* _Task objective_:
From the first line of the data below, repeat each line exactly until you reach the line with "import seaborn as sns"; include that line too.

* _Given material_:
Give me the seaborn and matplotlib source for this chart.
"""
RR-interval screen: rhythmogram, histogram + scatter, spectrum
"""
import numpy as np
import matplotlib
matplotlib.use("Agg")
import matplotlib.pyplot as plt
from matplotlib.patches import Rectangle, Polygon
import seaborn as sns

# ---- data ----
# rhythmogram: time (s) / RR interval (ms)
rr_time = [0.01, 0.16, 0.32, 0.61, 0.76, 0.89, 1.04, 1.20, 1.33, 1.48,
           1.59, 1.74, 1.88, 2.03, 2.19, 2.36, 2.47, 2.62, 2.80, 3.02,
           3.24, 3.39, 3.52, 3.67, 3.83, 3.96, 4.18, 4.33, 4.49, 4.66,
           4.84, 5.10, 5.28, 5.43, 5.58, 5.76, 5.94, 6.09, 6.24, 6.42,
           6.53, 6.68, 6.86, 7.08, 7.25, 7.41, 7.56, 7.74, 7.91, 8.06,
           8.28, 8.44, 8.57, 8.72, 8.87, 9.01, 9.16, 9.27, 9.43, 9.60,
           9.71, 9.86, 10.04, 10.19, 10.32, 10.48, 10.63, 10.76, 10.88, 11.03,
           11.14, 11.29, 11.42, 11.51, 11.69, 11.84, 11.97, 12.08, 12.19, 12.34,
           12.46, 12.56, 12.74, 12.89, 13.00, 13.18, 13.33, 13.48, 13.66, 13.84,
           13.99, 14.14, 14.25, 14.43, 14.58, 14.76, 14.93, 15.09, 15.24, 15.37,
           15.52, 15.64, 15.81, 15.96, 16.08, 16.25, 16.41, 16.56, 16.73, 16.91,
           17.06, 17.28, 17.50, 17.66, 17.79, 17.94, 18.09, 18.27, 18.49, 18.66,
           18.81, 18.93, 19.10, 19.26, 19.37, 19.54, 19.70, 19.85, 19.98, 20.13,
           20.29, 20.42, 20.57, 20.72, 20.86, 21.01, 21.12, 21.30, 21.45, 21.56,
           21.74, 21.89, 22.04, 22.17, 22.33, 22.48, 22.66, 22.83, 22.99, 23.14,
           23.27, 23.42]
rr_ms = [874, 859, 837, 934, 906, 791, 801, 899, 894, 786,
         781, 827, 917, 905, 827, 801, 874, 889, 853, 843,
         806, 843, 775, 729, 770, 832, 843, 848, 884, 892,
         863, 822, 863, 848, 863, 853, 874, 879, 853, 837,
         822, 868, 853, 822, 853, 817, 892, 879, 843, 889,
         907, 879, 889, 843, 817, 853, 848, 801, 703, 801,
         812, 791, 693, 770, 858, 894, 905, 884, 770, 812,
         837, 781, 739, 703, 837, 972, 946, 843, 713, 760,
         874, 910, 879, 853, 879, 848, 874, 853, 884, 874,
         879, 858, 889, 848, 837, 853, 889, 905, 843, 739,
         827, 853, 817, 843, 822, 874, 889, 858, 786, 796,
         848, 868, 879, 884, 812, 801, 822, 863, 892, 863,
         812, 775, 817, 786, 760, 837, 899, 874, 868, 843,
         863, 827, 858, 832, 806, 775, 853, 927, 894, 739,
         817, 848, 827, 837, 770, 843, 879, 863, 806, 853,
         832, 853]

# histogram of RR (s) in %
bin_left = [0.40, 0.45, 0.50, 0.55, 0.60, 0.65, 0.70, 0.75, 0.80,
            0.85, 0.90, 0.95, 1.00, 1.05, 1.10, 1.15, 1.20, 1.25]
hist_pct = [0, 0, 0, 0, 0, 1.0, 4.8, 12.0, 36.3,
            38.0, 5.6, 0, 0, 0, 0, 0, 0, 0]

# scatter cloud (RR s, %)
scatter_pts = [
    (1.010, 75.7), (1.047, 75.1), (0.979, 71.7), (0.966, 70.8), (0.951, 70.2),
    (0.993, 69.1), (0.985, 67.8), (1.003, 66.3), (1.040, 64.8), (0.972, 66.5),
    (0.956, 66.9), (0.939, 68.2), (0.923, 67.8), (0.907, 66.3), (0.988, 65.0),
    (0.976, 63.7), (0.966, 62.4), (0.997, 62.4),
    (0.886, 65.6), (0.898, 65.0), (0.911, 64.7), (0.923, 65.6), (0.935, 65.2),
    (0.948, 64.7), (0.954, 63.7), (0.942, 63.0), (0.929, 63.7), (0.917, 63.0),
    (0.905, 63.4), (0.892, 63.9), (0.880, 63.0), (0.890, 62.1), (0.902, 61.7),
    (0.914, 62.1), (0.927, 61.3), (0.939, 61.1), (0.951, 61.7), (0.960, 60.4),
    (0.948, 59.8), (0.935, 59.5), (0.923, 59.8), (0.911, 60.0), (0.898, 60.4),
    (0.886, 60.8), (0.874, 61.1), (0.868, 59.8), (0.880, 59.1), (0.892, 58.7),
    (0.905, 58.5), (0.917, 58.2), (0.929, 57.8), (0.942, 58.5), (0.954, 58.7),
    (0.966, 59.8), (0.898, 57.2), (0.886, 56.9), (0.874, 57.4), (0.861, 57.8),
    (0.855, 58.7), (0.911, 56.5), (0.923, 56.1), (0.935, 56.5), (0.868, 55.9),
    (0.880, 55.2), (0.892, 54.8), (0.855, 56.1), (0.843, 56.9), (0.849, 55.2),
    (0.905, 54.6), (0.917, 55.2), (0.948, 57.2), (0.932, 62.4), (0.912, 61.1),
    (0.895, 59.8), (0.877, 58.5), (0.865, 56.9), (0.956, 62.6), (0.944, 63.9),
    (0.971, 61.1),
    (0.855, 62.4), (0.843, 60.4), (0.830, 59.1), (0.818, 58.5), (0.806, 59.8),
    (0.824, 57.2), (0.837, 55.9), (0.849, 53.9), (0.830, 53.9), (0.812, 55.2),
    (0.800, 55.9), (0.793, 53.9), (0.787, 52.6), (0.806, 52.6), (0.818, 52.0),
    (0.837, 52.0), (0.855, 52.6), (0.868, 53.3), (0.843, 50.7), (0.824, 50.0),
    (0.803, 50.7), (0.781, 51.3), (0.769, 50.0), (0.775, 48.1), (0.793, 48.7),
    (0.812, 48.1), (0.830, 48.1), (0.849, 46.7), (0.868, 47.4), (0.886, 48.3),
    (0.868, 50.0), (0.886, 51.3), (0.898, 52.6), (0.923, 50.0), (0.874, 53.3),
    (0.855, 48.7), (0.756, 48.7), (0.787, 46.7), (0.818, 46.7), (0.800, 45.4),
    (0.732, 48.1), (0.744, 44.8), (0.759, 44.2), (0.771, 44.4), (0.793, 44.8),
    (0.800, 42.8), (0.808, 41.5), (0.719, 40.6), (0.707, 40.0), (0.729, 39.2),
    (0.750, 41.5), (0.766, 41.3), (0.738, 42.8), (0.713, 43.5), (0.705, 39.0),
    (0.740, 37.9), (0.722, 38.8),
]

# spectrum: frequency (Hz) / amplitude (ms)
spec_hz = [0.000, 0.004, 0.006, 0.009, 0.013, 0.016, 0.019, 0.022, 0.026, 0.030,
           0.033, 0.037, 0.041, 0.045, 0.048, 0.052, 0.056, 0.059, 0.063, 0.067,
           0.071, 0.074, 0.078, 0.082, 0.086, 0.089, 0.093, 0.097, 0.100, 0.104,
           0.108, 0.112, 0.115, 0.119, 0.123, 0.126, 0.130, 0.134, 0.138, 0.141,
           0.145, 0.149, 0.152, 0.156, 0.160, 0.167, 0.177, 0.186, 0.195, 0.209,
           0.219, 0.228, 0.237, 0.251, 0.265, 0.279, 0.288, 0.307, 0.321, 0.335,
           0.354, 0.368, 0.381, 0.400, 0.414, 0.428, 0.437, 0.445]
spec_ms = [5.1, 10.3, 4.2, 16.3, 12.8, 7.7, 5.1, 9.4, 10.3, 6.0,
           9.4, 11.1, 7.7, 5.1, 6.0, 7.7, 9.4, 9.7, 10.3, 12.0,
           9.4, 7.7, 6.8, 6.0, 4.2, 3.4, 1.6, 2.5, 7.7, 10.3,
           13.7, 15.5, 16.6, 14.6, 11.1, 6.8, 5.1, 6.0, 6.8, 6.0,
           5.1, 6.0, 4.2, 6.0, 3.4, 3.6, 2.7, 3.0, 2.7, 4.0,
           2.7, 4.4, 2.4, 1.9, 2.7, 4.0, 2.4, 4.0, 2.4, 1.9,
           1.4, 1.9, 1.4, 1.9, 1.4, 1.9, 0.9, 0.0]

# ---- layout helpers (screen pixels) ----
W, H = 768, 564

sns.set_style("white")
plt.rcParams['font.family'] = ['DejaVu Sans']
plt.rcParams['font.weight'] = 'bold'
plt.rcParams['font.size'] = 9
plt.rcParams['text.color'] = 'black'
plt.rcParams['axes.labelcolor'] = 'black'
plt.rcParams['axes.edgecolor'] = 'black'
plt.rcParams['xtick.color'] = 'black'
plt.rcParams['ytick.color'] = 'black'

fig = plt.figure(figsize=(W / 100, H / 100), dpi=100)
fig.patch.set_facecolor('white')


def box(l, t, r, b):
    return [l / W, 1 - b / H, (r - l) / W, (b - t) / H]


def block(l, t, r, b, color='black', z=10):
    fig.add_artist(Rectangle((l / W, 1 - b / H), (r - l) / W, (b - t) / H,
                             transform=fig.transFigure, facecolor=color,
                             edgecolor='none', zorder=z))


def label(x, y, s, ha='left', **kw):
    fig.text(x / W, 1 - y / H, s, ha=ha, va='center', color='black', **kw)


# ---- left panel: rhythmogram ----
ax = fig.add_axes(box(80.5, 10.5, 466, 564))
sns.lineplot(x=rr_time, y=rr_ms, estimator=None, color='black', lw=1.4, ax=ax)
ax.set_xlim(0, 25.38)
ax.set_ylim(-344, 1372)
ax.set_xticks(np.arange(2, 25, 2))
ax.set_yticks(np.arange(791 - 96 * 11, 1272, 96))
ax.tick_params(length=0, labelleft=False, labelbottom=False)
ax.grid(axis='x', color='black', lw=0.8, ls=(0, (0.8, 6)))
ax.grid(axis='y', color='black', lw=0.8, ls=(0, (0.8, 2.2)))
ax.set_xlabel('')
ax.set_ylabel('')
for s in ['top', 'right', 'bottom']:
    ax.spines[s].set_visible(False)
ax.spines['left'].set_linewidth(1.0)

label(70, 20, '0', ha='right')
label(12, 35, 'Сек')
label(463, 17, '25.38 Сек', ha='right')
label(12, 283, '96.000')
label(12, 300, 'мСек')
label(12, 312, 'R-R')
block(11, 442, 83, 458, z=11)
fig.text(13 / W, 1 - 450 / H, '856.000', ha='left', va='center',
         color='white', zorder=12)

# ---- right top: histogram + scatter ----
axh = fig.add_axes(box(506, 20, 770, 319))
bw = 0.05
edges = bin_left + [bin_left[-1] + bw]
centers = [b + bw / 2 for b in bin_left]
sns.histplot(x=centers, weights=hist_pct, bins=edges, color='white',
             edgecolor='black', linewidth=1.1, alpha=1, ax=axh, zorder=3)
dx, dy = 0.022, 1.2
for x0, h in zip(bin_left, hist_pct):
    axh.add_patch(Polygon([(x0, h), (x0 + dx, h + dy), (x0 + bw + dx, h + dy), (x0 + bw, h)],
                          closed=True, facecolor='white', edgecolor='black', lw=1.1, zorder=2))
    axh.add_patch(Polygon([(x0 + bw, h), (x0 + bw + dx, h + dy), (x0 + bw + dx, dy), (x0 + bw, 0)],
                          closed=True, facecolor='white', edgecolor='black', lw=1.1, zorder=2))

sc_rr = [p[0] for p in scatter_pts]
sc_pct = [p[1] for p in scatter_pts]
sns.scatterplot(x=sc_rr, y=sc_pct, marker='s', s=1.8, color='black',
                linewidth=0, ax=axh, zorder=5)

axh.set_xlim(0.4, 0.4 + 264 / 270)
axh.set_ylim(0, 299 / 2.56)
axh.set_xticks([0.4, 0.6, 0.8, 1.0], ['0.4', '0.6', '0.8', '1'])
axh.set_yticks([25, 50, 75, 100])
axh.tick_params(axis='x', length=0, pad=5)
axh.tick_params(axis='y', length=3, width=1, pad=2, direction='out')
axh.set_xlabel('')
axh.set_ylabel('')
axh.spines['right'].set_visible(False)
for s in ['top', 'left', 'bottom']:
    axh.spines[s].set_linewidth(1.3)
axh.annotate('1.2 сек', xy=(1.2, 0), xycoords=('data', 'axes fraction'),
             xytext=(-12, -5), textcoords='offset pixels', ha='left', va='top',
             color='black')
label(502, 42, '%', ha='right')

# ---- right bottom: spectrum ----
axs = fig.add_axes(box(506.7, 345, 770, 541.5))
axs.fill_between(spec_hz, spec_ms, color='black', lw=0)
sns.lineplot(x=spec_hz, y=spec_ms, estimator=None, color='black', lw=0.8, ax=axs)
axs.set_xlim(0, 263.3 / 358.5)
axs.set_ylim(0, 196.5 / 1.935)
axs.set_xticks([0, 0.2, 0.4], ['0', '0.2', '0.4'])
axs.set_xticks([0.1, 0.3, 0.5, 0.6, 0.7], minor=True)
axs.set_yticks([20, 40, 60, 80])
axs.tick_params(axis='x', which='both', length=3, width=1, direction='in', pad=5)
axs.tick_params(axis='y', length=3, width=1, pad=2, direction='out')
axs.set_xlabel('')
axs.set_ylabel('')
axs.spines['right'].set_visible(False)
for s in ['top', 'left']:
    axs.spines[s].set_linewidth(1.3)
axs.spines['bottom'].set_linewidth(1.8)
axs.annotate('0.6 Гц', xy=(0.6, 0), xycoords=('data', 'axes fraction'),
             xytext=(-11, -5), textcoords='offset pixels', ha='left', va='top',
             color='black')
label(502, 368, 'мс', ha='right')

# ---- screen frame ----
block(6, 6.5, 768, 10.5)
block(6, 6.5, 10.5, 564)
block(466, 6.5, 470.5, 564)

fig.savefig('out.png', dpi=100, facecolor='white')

* _Response below_:
Give me the seaborn and matplotlib source for this chart.
"""
RR-interval screen: rhythmogram, histogram + scatter, spectrum
"""
import numpy as np
import matplotlib
matplotlib.use("Agg")
import matplotlib.pyplot as plt
from matplotlib.patches import Rectangle, Polygon
import seaborn as sns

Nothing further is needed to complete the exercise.